■ **Given instruction**
Read the listing below and copy out every line that holds "seaborn".

==== Source excerpt ====

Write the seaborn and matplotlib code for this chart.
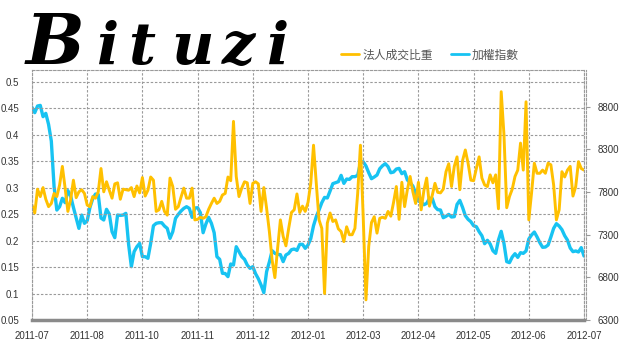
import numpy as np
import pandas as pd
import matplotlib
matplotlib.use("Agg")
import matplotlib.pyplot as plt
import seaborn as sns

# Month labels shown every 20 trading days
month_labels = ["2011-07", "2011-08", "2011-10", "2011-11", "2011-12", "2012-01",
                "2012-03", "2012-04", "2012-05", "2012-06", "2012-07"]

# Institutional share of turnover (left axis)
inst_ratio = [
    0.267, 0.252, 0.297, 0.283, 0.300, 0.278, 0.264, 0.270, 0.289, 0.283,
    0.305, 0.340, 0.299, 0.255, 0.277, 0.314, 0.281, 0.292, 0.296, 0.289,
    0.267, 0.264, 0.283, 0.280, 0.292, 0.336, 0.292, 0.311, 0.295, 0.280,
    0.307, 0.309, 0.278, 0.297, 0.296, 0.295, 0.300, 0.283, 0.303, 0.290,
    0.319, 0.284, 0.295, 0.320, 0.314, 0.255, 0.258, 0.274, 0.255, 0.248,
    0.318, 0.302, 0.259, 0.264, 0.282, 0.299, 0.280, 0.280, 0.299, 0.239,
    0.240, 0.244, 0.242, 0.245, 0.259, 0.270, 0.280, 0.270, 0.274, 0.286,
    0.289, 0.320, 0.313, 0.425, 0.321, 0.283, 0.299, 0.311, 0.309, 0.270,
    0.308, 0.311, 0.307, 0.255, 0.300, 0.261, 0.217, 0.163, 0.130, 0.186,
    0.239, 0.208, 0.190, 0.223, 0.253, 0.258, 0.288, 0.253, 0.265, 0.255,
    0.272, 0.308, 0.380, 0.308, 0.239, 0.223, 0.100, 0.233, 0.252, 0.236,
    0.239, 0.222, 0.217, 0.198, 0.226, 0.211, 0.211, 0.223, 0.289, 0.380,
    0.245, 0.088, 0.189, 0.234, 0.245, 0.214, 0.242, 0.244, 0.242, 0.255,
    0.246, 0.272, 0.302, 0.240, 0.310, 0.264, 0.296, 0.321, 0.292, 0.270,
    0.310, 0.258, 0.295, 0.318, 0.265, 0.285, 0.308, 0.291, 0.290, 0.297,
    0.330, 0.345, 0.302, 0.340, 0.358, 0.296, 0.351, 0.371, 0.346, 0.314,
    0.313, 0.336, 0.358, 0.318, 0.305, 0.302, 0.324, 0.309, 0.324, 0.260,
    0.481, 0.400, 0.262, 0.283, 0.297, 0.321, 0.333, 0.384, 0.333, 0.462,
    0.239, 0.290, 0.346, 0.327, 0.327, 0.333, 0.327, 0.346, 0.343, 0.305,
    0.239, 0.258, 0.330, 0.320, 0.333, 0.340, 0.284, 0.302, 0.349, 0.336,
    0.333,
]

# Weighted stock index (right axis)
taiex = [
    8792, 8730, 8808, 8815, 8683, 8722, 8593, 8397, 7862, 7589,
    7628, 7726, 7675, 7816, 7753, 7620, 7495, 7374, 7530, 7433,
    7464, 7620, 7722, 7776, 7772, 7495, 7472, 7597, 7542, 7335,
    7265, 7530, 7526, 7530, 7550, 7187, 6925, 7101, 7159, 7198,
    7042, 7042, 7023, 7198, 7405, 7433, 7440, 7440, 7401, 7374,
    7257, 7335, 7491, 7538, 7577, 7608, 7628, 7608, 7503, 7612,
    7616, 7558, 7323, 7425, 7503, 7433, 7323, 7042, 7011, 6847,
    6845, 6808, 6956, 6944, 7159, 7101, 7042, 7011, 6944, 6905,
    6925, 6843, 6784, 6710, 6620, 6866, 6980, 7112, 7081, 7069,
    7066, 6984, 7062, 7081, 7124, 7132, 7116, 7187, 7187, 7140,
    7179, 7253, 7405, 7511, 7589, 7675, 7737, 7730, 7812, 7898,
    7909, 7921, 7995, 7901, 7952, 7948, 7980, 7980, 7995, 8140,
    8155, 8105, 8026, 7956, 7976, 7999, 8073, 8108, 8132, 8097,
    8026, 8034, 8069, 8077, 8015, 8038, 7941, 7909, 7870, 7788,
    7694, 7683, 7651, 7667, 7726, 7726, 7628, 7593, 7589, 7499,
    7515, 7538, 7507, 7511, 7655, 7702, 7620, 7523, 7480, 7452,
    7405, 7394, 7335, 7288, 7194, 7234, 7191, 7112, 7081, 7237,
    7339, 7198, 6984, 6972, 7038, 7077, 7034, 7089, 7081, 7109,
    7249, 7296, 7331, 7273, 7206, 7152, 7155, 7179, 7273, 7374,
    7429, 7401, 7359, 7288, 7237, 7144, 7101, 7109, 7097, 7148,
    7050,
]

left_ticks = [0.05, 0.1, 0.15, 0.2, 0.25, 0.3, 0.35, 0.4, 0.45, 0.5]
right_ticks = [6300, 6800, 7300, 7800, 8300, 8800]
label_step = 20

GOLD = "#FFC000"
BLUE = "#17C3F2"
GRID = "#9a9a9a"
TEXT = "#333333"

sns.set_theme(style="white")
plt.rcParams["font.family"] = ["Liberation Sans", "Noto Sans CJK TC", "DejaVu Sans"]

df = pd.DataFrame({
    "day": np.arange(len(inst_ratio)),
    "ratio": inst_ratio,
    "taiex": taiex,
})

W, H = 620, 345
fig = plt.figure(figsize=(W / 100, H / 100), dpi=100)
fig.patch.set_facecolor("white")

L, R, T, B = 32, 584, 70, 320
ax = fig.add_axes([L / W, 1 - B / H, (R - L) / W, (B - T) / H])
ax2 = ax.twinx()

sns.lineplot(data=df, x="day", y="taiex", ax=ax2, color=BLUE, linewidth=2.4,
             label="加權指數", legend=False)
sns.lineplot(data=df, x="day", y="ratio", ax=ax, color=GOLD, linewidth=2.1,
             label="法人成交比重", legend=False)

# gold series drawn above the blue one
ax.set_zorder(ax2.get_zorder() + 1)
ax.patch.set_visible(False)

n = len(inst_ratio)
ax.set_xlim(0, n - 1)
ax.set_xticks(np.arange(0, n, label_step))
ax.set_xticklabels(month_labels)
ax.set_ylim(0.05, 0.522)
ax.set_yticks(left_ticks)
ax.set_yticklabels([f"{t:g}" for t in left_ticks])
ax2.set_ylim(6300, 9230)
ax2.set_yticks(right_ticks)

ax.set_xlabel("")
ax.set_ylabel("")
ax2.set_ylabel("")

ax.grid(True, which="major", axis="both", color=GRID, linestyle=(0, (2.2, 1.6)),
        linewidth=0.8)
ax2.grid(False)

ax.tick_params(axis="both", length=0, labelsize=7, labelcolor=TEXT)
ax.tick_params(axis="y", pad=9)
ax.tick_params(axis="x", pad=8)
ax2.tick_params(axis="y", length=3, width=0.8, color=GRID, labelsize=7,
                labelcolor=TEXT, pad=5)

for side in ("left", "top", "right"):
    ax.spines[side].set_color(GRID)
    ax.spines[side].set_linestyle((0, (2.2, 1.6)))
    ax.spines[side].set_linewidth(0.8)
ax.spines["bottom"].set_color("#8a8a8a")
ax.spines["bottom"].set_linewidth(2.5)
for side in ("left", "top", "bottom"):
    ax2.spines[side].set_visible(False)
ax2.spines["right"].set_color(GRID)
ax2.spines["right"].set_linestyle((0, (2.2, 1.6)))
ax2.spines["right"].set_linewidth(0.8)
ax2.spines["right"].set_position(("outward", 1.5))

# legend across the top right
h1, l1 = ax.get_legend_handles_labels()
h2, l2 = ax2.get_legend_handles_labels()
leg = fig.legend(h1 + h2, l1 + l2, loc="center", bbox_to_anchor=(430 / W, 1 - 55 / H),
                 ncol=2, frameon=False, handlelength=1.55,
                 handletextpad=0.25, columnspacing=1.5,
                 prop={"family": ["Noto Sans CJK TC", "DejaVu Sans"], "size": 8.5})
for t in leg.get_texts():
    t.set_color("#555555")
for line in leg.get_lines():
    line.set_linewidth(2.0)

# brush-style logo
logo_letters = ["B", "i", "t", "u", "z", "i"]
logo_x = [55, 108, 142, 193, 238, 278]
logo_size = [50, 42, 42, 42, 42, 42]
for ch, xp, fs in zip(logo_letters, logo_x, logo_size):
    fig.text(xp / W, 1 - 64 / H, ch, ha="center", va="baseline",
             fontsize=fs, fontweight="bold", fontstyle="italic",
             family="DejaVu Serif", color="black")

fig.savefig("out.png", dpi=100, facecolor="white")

====

■ **Response to the task**
Write the seaborn and matplotlib code for this chart.
import seaborn as sns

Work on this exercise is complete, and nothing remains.